Ouais, absolument à 100%. C’était une chose assez effrayante pour nous de travailler avec un producteur de façon générale, rien que parce qu’on n’a jamais vraiment collaboré avec un producteur. On avait un producteur sur le dernier album, mais ce n’était pas le même genre d’expérience. Nous étions tellement habitués à avoir le contrôle sur tout ce que l’on fait, que le fait de donner cela à quelqu’un d’autre nous a parfois un chouïa terrifiés.

Ceci dit, c’est un collaborateur véritable et authentique. Ce n’est pas quelqu’un qui prend l’argent et s’en va, il écoute vraiment le groupe, étudie les personnalités qui le composent et réfléchit à comment il pourra influencer cette dynamique, comment il pourra améliorer la musique. C’était vraiment une expérience formidable d’avoir quelqu’un d’aussi bienveillant que lui à nos côtés.

Vous avez parlé d’inspirations R&B et hip hop pour cet album. Quels sont les éléments de ces genres qui vous ont inspirés?

C’est difficile de répondre parce que je ne pense pas que nous écoutions ce style de musique car elle possède certaines qualités. C’est plutôt que le hip hop peut être vraiment plaisant parce qu’il entretien et exploite complètement une idée ou un beat ou un moment d’excitation jusqu’ à son potentiel maximal. La musique R&B et la pop peuvent faire la même chose. Ils sont tous concentrés et conscients de leurs propres qualités, tu vois ? Je pense que cette musique est vraiment plaisante parce que c’est du putain de bon son.

Au cours de vos trois années d’absence, le rock est un peu passé de mode. Qu’en pensez-vous?

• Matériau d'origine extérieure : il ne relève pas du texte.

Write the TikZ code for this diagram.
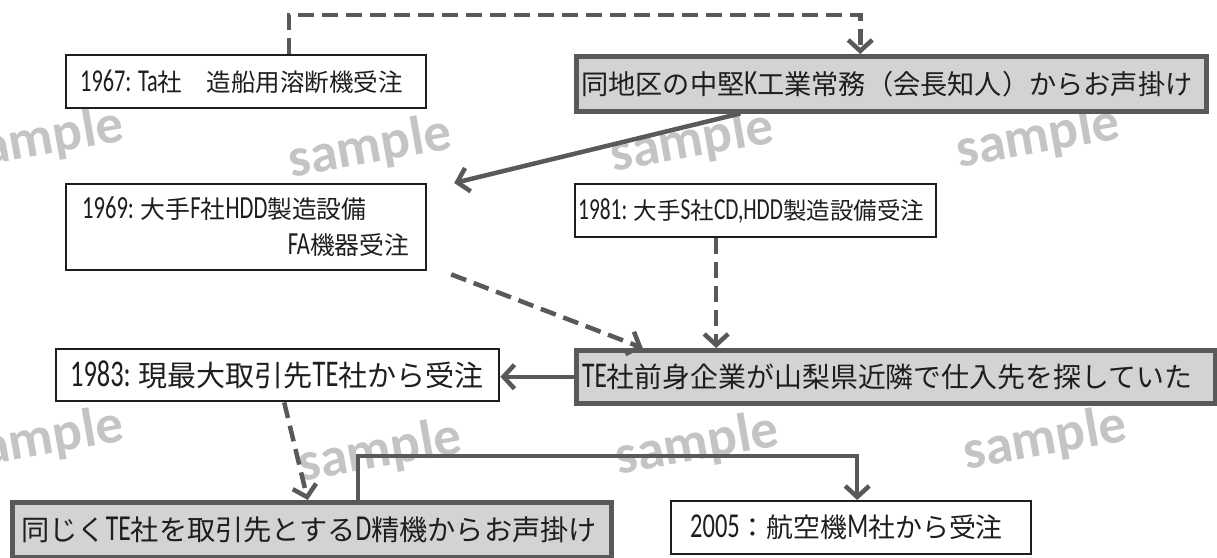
\documentclass[tikz,border=0pt]{standalone}
\usepackage{fontspec}
\setmainfont{Noto Sans CJK JP}
\newfontfamily\lat{Carlito}[Scale=1.3,FakeStretch=0.7]
\newfontfamily\wmfont{Carlito}
\usetikzlibrary{arrows.meta,calc}
\definecolor{lineGray}{HTML}{595959}
\definecolor{boxFill}{HTML}{D3D3D5}
\definecolor{txtc}{HTML}{1E1E1E}
\definecolor{wmc}{HTML}{C4C4C4}
\newcommand\myfs[1]{\fontsize{#1}{#1}\selectfont}
\begin{document}
\begin{tikzpicture}[x=1pt,y=-1pt,
  wbox/.style={draw=txtc, line width=2.4pt, fill=white, anchor=north west, inner sep=0pt},
  gbox/.style={draw=lineGray, line width=4.5pt, fill=boxFill, anchor=north west, inner sep=0pt},
  txt/.style={text=txtc, inner sep=0pt},
  conn/.style={draw=lineGray, line width=4.5pt, -{Straight Barb[length=11pt,width=24pt]}},
  dconn/.style={conn, dash pattern=on 16pt off 8pt},
  wm/.style={text=wmc, font=\wmfont\bfseries\myfs{55}, rotate=10, inner sep=0pt}]
\clip (0,0) rectangle (1217,557);
\fill[white] (0,0) rectangle (1217,557);

% watermarks
\node[wm] (w1) at (42,140) {sample};
\node[wm] (w2) at (370,148) {sample};
\node[wm] (w3) at (692,142) {sample};
\node[wm] (w4) at (1038,138) {sample};
\node[wm] (w5) at (42,440) {sample};
\node[wm] (w6) at (380,452) {sample};
\node[wm] (w7) at (697,445) {sample};
\node[wm] (w8) at (1045,440) {sample};

% boxes
\node[wbox, minimum width=360pt, minimum height=53pt] (b1) at (65,54) {};
\node[gbox, minimum width=630pt, minimum height=55pt] (b2) at (574,54) {};
\node[wbox, minimum width=360pt, minimum height=86pt] (b3) at (65,183) {};
\node[wbox, minimum width=361pt, minimum height=53pt] (b4) at (574,183) {};
\node[gbox, minimum width=639pt, minimum height=53pt] (b5) at (574,348) {};
\node[wbox, minimum width=443pt, minimum height=52pt] (b6) at (55,348) {};
\node[gbox, minimum width=599pt, minimum height=55pt] (b7) at (10,500) {};
\node[wbox, minimum width=360pt, minimum height=53pt] (b8) at (670,500) {};

% texts
\node[txt, anchor=west, font=\myfs{24.5}] (t1) at ([xshift=15pt]b1.west) {{\lat 1967: Ta}社　造船用溶断機受注};
\node[txt, anchor=west, font=\myfs{27.2}] (t2) at ([xshift=7pt]b2.west) {同地区の中堅{\lat K}工業常務（会長知人）からお声掛け};
\node[txt, anchor=west, font=\myfs{24.8}] (t3a) at ([xshift=17pt,yshift=19pt]b3.west) {{\lat 1969: }大手{\lat F}社{\lat HDD}製造設備};
\node[txt, anchor=east, font=\myfs{24.8}] (t3b) at ([xshift=-18pt,yshift=-18pt]b3.east) {{\lat FA}機器受注};
\node[txt, anchor=west, font=\myfs{23.5}] (t4) at ([xshift=4pt]b4.west) {{\lat 1981: }大手{\lat S}社{\lat CD,HDD}製造設備受注};
\node[txt, anchor=west, font=\myfs{27.9}] (t5) at ([xshift=8pt]b5.west) {{\lat TE}社前身企業が山梨県近隣で仕入先を探していた};
\node[txt, anchor=west, font=\myfs{29}] (t6) at ([xshift=15pt]b6.west) {{\lat 1983: }現最大取引先{\lat TE}社から受注};
\node[txt, anchor=west, font=\myfs{28.2}] (t7) at ([xshift=11pt]b7.west) {同じく{\lat TE}社を取引先とする{\lat D}精機からお声掛け};
\node[txt, anchor=west, font=\myfs{26.9}] (t8) at ([xshift=20pt]b8.west) {{\lat 2005}：航空機{\lat M}社から受注};

% connectors
\draw[dconn] ([xshift=43pt]b1.north) -- ++(0,-39) -| ([xshift=-31pt]b2.north);
\draw[conn] ([xshift=-151pt]b2.south) -- ([xshift=208pt]b3.north);
\draw[dconn] ([xshift=205pt,yshift=-3pt]b3.south) -- ([xshift=-253pt]b5.north);
\draw[dconn] ([xshift=-39.5pt]b4.south) -- ([xshift=-39.5pt]b4.south |- b5.north);
\draw[conn] (b5.west) -- (b5.west -| b6.east);
\draw[dconn] ([xshift=6.5pt]b6.south) -- ([xshift=-4pt]b7.north);
\draw[conn] ([xshift=46pt]b7.north) -- ++(0,-44) -| ([xshift=6pt]b8.north);
\end{tikzpicture}
\end{document}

Je pense que c’est comme regarder un puzzle géant et se concentrer sur une seule pièce du puzzle. Je pense qu’on aurait pu affirmer la même chose au début des années 2000. Ou quand il y a eu un revival des années 80 et qu’il n’y avait pas vraiment beaucoup de groupes rock à part Nickelback.

Je pense qu’il y a en ce moment, plus qu’il y a quelques années, une renaissance de la musique rock, du fait de tout ce revival du grunge des années 90. J’ai l’impression qu’à la minute où un style musical est considéré ringard – que ça soit du rock ou de la musique à base de synthé – et que quelque chose d’autre devient mainstream, il y aura toujours une révolte contre ça, et que du coup cela continue à l’infini. Ce que je veux dire, c’est que je ne suis pas minutieusement les tendances, je ne sais pas vraiment ce qui se passe, mais je ne vois pas la musique rock comme démodée. Mais c’est intéressant.

Je discutais de ça l’autre jour avec un ami, et du fait que la musique pop actuelle est de la musique électronique. C’est vrai : chaque morceau dans les charts a un beat électro, des synthés, et de la manipulation électronique. C’est très rare d’avoir quelque chose comme Adele; quelque chose qui n’est pas seulement de la musique house transformée en morceau pop. Tout est vraiment synthétique. Mais ça peut être bien aussi.

En dehors de la musique, y a t-il eu d’autres facteurs qui ont influencés l’album?

On est constamment inspirés – on fait des fixations sur des albums et des films – mais il s’agit plus d’inspirations individuelles. Je pourrais vous parler de ce que je regardais ou lisais à l’époque, mais ça n’est pas une vision collective. Ça me ferait paraître hautaine...

As-tu un morceau favori sur l’album?

Je choisirais "Biggy" parce que je suis encore surprise de la façon dont on a été capables de faire cette chanson. On dirait quelque chose de plus grand que nous. Pour moi en tous cas, elle transcende ce que j’attends de notre son et de la façon dont laquelle nous interagissons les uns avec les autres, et elle est d’une qualité inattendue et mystérieuse. J’aime encore beaucoup l’écouter.

Quels sont vos projets pour 2014?

Simplement survivre à la tournée pour laquelle nous embarquons cette année. Ça va être assez intense, mais très fun, donc je suis impatiente. Je pense qu’on veut aussi tous faire le prochain album plus rapidement que ce dernier, donc on va également continuer à écrire des nouveaux morceaux.

Pour finir, quel a été votre moment le plus intense au sein de Warpaint?

Je pense que c’était la création de cet album. J’ai eu clairement plus d’expériences sympas, excitantes et moins éprouvantes. Mais si c’était ma seule expérience au sein du groupe, je serais très fière de l’album que l’on a créé. J’ai l’impression que c’est une bonne représentation de quatre individus qui travaillent main dans la main.